### What you are asked to do
Below is a listing; print exactly its lines from the one containing "What Plotly code" down to the one containing "import plotly.graph_objects as go", both inclusive, with every picture left out.

### Supplied material
--- Start ---

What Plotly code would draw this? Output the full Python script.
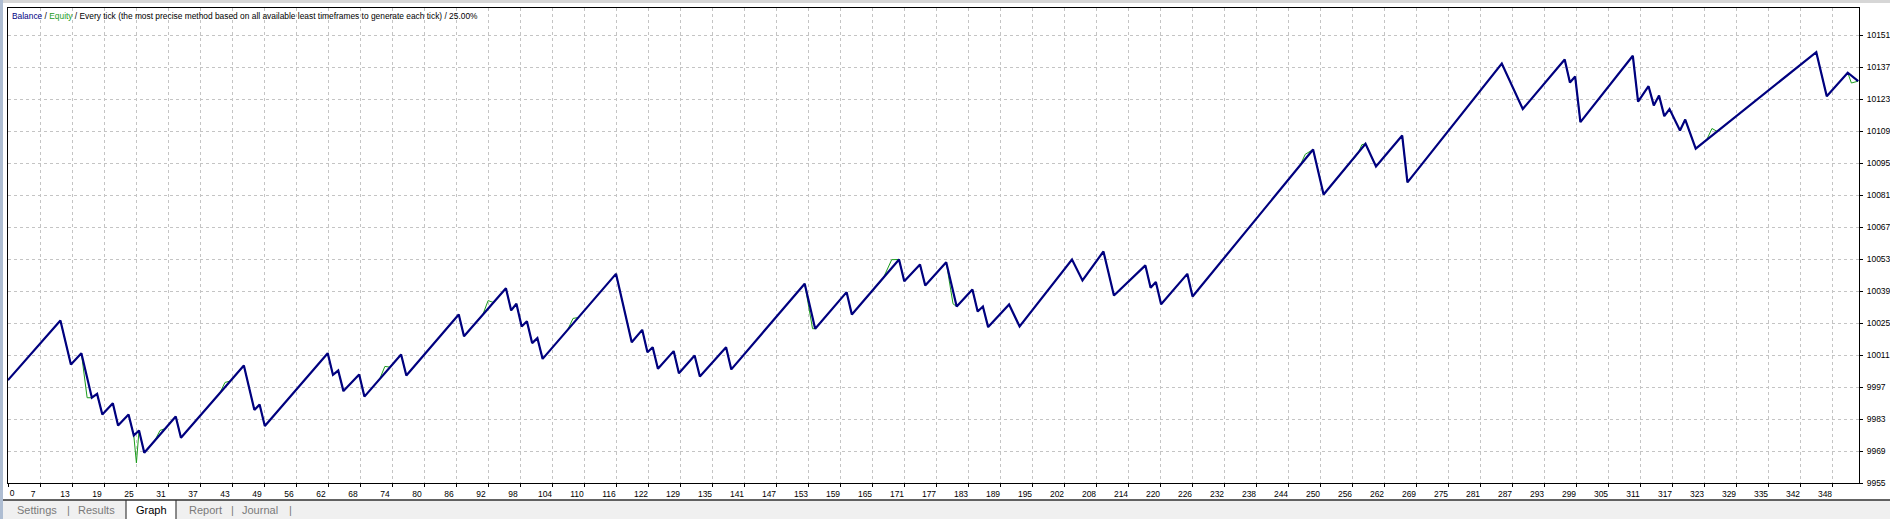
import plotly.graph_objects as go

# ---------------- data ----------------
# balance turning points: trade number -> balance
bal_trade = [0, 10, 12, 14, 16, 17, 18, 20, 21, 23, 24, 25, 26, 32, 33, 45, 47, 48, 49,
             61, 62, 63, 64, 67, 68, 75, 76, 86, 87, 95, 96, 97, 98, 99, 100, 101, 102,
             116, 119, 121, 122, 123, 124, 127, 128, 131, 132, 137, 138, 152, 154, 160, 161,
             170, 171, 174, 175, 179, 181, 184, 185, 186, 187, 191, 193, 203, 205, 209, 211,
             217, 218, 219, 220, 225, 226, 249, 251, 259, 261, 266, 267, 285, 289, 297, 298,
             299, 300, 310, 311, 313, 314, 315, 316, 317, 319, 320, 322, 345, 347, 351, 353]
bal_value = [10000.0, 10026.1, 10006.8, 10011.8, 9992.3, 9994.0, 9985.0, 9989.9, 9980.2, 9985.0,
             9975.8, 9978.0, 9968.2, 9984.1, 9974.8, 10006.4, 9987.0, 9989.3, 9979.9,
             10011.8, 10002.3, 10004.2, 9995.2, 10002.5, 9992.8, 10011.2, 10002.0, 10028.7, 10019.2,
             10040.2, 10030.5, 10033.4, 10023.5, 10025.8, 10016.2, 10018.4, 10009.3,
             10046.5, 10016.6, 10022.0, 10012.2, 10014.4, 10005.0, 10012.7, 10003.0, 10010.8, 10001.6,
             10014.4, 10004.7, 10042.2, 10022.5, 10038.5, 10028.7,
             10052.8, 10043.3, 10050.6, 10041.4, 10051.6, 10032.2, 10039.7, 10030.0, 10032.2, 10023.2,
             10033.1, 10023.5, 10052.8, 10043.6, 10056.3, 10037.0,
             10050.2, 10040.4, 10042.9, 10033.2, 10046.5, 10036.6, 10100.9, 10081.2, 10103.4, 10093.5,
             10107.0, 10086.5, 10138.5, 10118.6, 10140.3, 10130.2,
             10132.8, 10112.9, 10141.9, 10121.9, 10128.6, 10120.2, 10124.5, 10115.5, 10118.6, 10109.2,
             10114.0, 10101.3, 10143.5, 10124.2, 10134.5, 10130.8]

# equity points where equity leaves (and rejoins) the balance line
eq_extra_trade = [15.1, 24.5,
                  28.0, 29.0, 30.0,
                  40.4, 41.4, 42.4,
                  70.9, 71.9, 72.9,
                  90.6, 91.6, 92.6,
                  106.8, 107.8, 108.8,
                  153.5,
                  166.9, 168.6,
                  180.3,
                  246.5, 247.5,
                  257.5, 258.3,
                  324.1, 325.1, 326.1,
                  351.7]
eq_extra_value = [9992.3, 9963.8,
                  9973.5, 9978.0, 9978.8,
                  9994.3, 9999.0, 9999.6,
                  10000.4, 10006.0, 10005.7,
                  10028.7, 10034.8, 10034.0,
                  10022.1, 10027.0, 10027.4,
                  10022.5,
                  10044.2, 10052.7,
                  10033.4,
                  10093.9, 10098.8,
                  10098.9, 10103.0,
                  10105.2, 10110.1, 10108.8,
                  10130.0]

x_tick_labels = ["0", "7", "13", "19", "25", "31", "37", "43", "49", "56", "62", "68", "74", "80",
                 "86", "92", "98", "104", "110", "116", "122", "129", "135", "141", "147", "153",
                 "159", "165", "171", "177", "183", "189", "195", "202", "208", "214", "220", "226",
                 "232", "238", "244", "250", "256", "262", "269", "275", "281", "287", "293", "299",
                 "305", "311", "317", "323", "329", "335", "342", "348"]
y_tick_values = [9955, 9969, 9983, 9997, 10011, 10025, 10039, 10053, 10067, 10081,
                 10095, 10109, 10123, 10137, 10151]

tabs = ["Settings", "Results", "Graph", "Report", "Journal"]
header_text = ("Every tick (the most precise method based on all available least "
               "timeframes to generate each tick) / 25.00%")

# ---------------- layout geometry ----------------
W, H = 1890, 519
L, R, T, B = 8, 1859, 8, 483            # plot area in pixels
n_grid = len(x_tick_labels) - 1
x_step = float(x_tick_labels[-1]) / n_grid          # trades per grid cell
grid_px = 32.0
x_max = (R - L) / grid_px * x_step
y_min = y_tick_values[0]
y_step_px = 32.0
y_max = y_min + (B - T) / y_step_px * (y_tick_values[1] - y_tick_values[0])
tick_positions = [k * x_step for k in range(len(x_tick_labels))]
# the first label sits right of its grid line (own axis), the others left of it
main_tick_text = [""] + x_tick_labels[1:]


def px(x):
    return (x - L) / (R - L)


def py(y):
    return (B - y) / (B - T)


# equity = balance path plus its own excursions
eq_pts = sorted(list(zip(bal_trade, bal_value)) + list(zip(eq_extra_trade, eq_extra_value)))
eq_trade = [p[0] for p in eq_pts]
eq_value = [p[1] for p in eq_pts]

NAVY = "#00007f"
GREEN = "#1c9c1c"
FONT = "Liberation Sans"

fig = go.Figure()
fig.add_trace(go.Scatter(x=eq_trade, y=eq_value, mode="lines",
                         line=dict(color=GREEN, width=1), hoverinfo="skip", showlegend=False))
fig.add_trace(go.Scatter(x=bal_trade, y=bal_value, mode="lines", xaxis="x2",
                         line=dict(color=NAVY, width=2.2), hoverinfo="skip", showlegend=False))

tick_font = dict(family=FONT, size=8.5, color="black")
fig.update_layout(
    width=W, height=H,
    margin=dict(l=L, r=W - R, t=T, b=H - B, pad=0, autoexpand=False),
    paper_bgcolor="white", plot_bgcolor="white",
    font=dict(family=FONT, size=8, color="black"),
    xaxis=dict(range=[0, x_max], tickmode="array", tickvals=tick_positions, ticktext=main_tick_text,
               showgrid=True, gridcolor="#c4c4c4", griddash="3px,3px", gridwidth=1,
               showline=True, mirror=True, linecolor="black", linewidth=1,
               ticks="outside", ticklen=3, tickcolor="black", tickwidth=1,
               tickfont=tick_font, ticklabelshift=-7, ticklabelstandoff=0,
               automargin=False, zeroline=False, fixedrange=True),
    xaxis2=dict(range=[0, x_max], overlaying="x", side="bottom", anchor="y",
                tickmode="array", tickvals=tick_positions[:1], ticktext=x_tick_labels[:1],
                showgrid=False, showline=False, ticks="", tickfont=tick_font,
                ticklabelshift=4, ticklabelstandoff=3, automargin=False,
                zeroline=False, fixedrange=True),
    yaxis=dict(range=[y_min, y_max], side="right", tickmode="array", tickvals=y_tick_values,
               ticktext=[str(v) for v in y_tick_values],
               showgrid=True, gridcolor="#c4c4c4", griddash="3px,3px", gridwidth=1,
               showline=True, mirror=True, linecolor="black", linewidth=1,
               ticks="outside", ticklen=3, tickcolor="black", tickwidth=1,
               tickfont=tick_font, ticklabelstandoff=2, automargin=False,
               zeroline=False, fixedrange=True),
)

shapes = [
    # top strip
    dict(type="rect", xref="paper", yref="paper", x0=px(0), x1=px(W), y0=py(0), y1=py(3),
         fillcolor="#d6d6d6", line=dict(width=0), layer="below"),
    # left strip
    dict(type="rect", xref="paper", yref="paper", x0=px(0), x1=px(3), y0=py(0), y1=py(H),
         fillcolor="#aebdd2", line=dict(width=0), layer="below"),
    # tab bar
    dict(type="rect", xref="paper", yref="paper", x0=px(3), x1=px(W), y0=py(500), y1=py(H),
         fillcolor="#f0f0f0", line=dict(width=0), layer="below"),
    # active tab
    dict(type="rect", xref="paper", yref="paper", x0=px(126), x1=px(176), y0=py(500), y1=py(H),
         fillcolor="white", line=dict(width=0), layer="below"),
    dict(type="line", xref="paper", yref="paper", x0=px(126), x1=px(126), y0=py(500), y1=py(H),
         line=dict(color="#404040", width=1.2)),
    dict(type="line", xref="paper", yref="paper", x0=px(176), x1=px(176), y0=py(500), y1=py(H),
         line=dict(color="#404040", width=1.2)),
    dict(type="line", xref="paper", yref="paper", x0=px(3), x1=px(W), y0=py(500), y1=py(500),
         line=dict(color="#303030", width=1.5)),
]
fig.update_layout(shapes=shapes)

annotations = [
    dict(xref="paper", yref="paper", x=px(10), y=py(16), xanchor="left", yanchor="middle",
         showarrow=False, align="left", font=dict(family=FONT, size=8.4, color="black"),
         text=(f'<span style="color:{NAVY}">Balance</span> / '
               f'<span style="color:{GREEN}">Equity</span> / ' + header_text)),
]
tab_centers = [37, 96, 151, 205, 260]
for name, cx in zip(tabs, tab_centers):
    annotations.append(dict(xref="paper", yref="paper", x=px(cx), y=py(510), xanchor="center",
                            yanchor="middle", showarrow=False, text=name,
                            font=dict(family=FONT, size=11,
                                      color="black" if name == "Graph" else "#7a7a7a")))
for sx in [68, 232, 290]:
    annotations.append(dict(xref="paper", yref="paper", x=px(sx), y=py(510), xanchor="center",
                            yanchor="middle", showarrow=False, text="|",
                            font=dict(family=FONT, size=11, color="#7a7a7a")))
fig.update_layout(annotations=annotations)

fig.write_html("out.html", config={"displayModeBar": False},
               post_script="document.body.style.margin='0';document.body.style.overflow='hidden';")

--- End ---
--- Start ---

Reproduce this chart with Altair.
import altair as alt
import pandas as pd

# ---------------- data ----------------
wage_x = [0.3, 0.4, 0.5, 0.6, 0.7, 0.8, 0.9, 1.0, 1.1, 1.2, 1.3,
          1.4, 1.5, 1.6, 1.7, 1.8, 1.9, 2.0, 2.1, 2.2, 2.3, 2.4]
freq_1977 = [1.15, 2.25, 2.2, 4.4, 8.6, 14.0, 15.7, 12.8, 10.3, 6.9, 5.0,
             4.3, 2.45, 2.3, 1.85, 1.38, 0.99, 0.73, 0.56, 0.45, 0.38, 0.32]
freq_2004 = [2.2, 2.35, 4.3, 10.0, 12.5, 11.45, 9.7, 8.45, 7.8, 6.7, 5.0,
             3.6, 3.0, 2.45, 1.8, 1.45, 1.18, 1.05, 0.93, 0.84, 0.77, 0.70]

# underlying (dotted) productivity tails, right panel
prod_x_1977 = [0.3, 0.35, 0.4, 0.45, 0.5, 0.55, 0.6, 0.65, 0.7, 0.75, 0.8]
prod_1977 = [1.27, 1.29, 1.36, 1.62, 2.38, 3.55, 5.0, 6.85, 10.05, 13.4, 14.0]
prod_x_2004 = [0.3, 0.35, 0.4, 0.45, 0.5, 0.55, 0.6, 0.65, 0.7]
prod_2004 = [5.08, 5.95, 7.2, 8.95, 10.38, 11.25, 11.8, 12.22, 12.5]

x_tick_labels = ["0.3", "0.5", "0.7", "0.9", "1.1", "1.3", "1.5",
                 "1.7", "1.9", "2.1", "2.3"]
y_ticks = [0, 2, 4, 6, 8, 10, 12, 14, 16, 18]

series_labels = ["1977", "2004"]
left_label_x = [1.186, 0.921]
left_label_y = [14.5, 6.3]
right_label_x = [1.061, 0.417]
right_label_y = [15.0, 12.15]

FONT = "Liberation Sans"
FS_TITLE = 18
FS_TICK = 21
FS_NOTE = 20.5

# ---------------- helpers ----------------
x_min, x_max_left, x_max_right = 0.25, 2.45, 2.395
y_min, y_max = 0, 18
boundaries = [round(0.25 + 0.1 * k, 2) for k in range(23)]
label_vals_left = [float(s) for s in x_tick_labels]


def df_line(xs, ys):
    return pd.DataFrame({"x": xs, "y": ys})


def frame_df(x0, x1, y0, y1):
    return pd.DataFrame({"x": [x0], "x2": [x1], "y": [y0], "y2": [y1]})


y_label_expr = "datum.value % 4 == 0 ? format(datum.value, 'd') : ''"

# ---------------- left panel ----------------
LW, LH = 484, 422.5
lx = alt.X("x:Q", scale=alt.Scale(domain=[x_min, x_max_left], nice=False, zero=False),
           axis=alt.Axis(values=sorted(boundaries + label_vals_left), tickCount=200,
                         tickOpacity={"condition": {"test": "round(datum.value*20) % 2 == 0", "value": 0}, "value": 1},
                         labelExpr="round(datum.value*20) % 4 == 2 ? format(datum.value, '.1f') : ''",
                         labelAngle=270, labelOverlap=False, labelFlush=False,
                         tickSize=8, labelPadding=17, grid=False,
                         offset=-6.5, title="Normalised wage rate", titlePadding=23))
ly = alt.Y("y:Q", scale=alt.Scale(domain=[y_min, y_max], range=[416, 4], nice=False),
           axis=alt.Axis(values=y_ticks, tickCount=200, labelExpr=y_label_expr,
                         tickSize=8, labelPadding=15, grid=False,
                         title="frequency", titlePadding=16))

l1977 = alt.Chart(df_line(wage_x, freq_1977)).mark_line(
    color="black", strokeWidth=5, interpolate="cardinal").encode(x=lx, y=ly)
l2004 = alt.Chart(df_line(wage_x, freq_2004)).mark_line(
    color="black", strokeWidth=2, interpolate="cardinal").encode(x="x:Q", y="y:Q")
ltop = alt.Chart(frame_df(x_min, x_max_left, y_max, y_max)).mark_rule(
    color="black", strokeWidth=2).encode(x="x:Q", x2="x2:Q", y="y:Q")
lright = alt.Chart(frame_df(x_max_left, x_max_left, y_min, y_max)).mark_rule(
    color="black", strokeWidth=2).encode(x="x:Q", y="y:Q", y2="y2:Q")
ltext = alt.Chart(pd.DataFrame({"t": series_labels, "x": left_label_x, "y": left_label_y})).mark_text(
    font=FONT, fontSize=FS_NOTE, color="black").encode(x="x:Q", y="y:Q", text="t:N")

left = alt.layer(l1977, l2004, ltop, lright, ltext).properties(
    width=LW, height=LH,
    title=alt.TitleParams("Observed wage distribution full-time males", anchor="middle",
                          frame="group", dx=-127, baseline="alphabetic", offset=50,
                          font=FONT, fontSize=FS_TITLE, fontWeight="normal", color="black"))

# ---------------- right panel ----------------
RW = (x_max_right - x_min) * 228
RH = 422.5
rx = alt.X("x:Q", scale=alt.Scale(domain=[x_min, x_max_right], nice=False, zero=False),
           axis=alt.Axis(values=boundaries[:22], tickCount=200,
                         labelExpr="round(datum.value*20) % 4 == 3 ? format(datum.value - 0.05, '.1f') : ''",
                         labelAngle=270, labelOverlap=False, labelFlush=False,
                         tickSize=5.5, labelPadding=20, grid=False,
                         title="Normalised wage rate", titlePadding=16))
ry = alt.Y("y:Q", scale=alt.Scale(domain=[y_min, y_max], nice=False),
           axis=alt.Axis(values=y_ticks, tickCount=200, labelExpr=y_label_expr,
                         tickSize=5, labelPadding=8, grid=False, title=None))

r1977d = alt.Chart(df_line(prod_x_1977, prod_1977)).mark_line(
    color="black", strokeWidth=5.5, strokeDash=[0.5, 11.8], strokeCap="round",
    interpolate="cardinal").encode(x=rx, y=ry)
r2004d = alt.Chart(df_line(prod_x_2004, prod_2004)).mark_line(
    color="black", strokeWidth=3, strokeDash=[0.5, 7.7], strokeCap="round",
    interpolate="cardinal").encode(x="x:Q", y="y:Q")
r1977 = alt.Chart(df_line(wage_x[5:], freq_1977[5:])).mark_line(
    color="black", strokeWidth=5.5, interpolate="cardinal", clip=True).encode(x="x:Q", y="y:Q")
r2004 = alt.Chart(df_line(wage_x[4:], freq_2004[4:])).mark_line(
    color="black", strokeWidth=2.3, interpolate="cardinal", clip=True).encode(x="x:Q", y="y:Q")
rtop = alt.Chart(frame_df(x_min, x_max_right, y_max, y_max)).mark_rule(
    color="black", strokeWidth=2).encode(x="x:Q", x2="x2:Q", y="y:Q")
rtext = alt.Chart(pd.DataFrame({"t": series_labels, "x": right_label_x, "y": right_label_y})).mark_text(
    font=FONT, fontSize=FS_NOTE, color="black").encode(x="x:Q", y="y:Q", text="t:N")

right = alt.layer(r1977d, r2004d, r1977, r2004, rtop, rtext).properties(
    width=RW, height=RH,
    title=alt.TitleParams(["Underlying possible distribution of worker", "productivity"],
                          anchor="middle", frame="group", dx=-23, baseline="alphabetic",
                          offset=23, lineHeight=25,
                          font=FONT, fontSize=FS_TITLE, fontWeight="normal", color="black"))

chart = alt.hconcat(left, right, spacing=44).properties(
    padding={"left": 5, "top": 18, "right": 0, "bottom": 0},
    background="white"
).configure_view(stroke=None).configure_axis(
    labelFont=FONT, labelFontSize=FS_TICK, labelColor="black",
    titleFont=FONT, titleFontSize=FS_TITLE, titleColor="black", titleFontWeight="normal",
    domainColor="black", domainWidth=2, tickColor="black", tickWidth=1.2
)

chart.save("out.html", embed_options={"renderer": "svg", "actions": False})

--- End ---

### Worked solution
What Plotly code would draw this? Output the full Python script.
import plotly.graph_objects as go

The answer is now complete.